1C is primarily focused on decoding to DXTn. it is effectively LDR only (HDR is theoretically possible, but the size and quality from some tests is "teh suck"). while decoding to DXTn it is drastically faster than most other options.

2C is mostly intended for intermediate video and HDR (it can do HDR mostly by encoding images filled with 16-bit half-floats, and/or using one of several fixed-point formats). speed and perceptual size/quality are a little worse than XviD or Theora, but the image quality is much higher at higher bitrates (ex: 30-70 Mbps).

decode speeds are "similar" to those of XviD (both are fast enough to do 1080p30, but 2C can do 1080p30 with HFloat+Alpha). generally, it is ~80 Mpix/sec vs ~105 Mpix/sec.

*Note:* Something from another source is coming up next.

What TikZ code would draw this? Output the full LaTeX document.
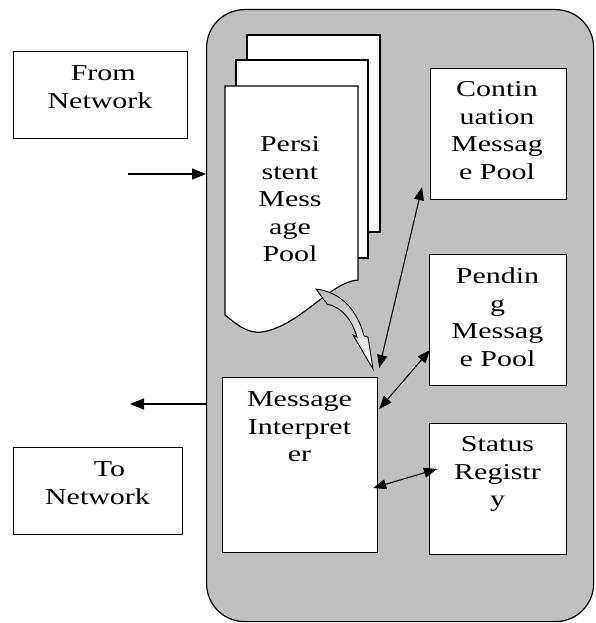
\documentclass[tikz,border=0pt]{standalone}
\usepackage{fontspec}
\setmainfont{Liberation Serif}
\usetikzlibrary{arrows.meta,calc}
\definecolor{bg}{RGB}{192,192,192}
\begin{document}
\begin{tikzpicture}[x=1pt,y=-1pt,
  box/.style={draw=black,line width=1.2pt,fill=white,inner sep=0pt,anchor=north west},
  lbl/.style={align=center,inner sep=0pt,anchor=north,font=\fontsize{22.7}{27.5}\selectfont,text=black,xscale=1.32,transform shape},
  arr/.style={line width=1.1pt,-{Triangle[length=14pt,width=11pt]}},
  darr/.style={line width=1.1pt,{Triangle[length=13pt,width=10pt]}-{Triangle[length=13pt,width=10pt]}},
  doc/.style={draw=black,line width=1.2pt,fill=white}]
\useasboundingbox (0,0) rectangle (595,623);

% outer system
\node[draw=black,line width=1.2pt,fill=bg,rounded corners=38pt,inner sep=0pt,
  anchor=north west,minimum width=387pt,minimum height=612pt] (sys) at (206,9) {};

% network boxes
\node[box,minimum width=174pt,minimum height=87pt] (from) at (13,51) {};
\node[lbl] (fromt) at (100,65.7) {\hspace*{5pt}From\\Network};
\node[box,minimum width=169pt,minimum height=87pt] (to) at (13,447) {};
\node[lbl] (tot) at (97.5,461.7) {\hspace*{18pt}To\\Network};

% persistent message pool (stacked documents)
\draw[doc] (247,35) rectangle (380,232);
\draw[doc] (236,60) rectangle (368,258);
\draw[doc] (225,86) -- (358,86) -- (358,280)
  .. controls (330,282) and (300,326) .. (262,332)
  .. controls (246,334) and (234,322) .. (225,315) -- cycle;
\node[lbl] (pmp) at (290,136.5) {Persi\\stent\\Mess\\age\\Pool};

% right boxes
\node[box,minimum width=136pt,minimum height=131pt] (cont) at (430,68) {};
\node[lbl] (contt) at (497,81.7) {Contin\\uation\\Messag\\e Pool};
\node[box,minimum width=137pt,minimum height=131pt] (pend) at (429,254) {};
\node[lbl] (pendt) at (497.5,267.7) {Pendin\\g\\Messag\\e Pool};
\node[box,minimum width=137pt,minimum height=131pt] (stat) at (429,423) {};
\node[lbl] (statt) at (497.5,436.7) {Status\\Registr\\y};

% message interpreter
\node[box,minimum width=155pt,minimum height=175pt] (mi) at (222,377) {};
\node[lbl] (mit) at (299.5,391.7) {Message\\Interpret\\er};

% curved block arrow from pool to interpreter
\shade[top color=gray!55,bottom color=white,draw=black,line width=0.9pt]
  (316,289) .. controls (342,292) and (358,312) .. (364,336)
  -- (368,337) -- (373,369) -- (353,335) -- (357,337)
  .. controls (352,320) and (342,307) .. (327,304) -- cycle;

% network arrows
\coordinate (inA) at (128,174);
\draw[arr] (inA) -- (inA -| sys.west);
\coordinate (outB) at (130,404);
\draw[arr] (outB -| sys.west) -- (outB);

% interpreter links
\coordinate (c1) at ($(mi.north east)+(1,-9)$);
\coordinate (c2) at ($(cont.south west)+(-8,-13)$);
\draw[darr] (c1) -- (c2);
\coordinate (p1) at ($(mi.north east)+(1,32)$);
\coordinate (p2) at ($(pend.north west)+(1,96)$);
\draw[darr] (p1) -- (p2);
\coordinate (s1) at ($(mi.north east)+(-5,111)$);
\coordinate (s2) at ($(stat.north west)+(8,46)$);
\draw[darr] (s1) -- (s2);
\end{tikzpicture}
\end{document}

if XviD were used at 2x resolution to do alpha, this would likely cut the effective speed to around 53 Mpix/sec.
similar applies to Theora.

note: BTJPEG is around 90 Mpix/sec for raw RGB images, and around 60 for RGB+Alpha, for similar reasons.

this leaves the advantage of XviD and Theora mostly in terms of better image quality at lower bitrates (IOW: not throwing 30+ Mbps at the problem...).